### Aim
Without including any pictures, write out the listing below exactly.

### Provided material
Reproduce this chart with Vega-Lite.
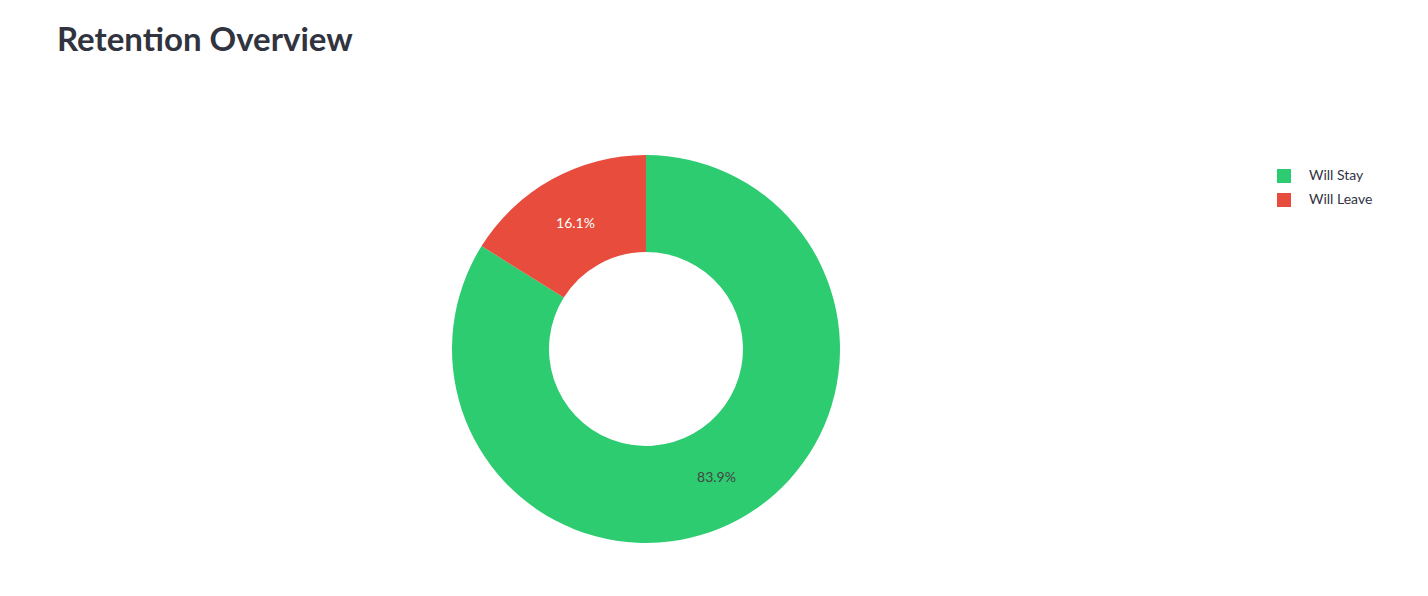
{
  "$schema": "https://vega.github.io/schema/vega-lite/v6.json",
  "autosize": "none",
  "width": 1292,
  "height": 494,
  "padding": {"left": 0, "top": 102, "right": 136, "bottom": 0},
  "background": "white",
  "title": {
    "text": "Retention Overview",
    "anchor": "start",
    "frame": "group",
    "dx": 57,
    "offset": 18,
    "baseline": "alphabetic",
    "font": "Lato",
    "fontSize": 33,
    "fontWeight": "bold",
    "color": "#31333f"
  },
  "data": {
    "values": [
      {"status": "Will Stay", "pct": 83.9, "label": "83.9%"},
      {"status": "Will Leave", "pct": 16.1, "label": "16.1%"}
    ]
  },
  "encoding": {
    "theta": {"field": "pct", "type": "quantitative", "stack": true},
    "order": {"field": "pct", "type": "quantitative", "sort": "descending"}
  },
  "layer": [
    {
      "mark": {"type": "arc", "outerRadius": 194, "innerRadius": 97},
      "encoding": {
        "color": {
          "field": "status",
          "type": "nominal",
          "scale": {"domain": ["Will Stay", "Will Leave"], "range": ["#2ecc71", "#e74c3c"]},
          "legend": {
            "title": null,
            "orient": "none",
            "legendX": 1277,
            "legendY": 67,
            "symbolType": "square",
            "symbolSize": 196,
            "symbolStrokeWidth": 0,
            "labelOffset": 18,
            "rowPadding": 10,
            "labelFont": "Lato",
            "labelFontSize": 14,
            "labelColor": "#31333f"
          }
        }
      }
    },
    {
      "mark": {"type": "text", "radius": 145.5, "dy": 2, "font": "Lato", "fontSize": 14},
      "encoding": {
        "text": {"field": "label"},
        "color": {
          "condition": {"test": "datum.status === 'Will Leave'", "value": "#ffffff"},
          "value": "#444444"
        }
      }
    }
  ],
  "config": {"view": {"stroke": null}}
}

### Reply
Reproduce this chart with Vega-Lite.
{
  "$schema": "https://vega.github.io/schema/vega-lite/v6.json",
  "autosize": "none",
  "width": 1292,
  "height": 494,
  "padding": {"left": 0, "top": 102, "right": 136, "bottom": 0},
  "background": "white",
  "title": {
    "text": "Retention Overview",
    "anchor": "start",
    "frame": "group",
    "dx": 57,
    "offset": 18,
    "baseline": "alphabetic",
    "font": "Lato",
    "fontSize": 33,
    "fontWeight": "bold",
    "color": "#31333f"
  },
  "data": {
    "values": [
      {"status": "Will Stay", "pct": 83.9, "label": "83.9%"},
      {"status": "Will Leave", "pct": 16.1, "label": "16.1%"}
    ]
  },
  "encoding": {
    "theta": {"field": "pct", "type": "quantitative", "stack": true},
    "order": {"field": "pct", "type": "quantitative", "sort": "descending"}
  },
  "layer": [
    {
      "mark": {"type": "arc", "outerRadius": 194, "innerRadius": 97},
      "encoding": {
        "color": {
          "field": "status",
          "type": "nominal",
          "scale": {"domain": ["Will Stay", "Will Leave"], "range": ["#2ecc71", "#e74c3c"]},
          "legend": {
            "title": null,
            "orient": "none",
            "legendX": 1277,
            "legendY": 67,
            "symbolType": "square",
            "symbolSize": 196,
            "symbolStrokeWidth": 0,
            "labelOffset": 18,
            "rowPadding": 10,
            "labelFont": "Lato",
            "labelFontSize": 14,
            "labelColor": "#31333f"
          }
        }
      }
    },
    {
      "mark": {"type": "text", "radius": 145.5, "dy": 2, "font": "Lato", "fontSize": 14},
      "encoding": {
        "text": {"field": "label"},
        "color": {
          "condition": {"test": "datum.status === 'Will Leave'", "value": "#ffffff"},
          "value": "#444444"
        }
      }
    }
  ],
  "config": {"view": {"stroke": null}}
}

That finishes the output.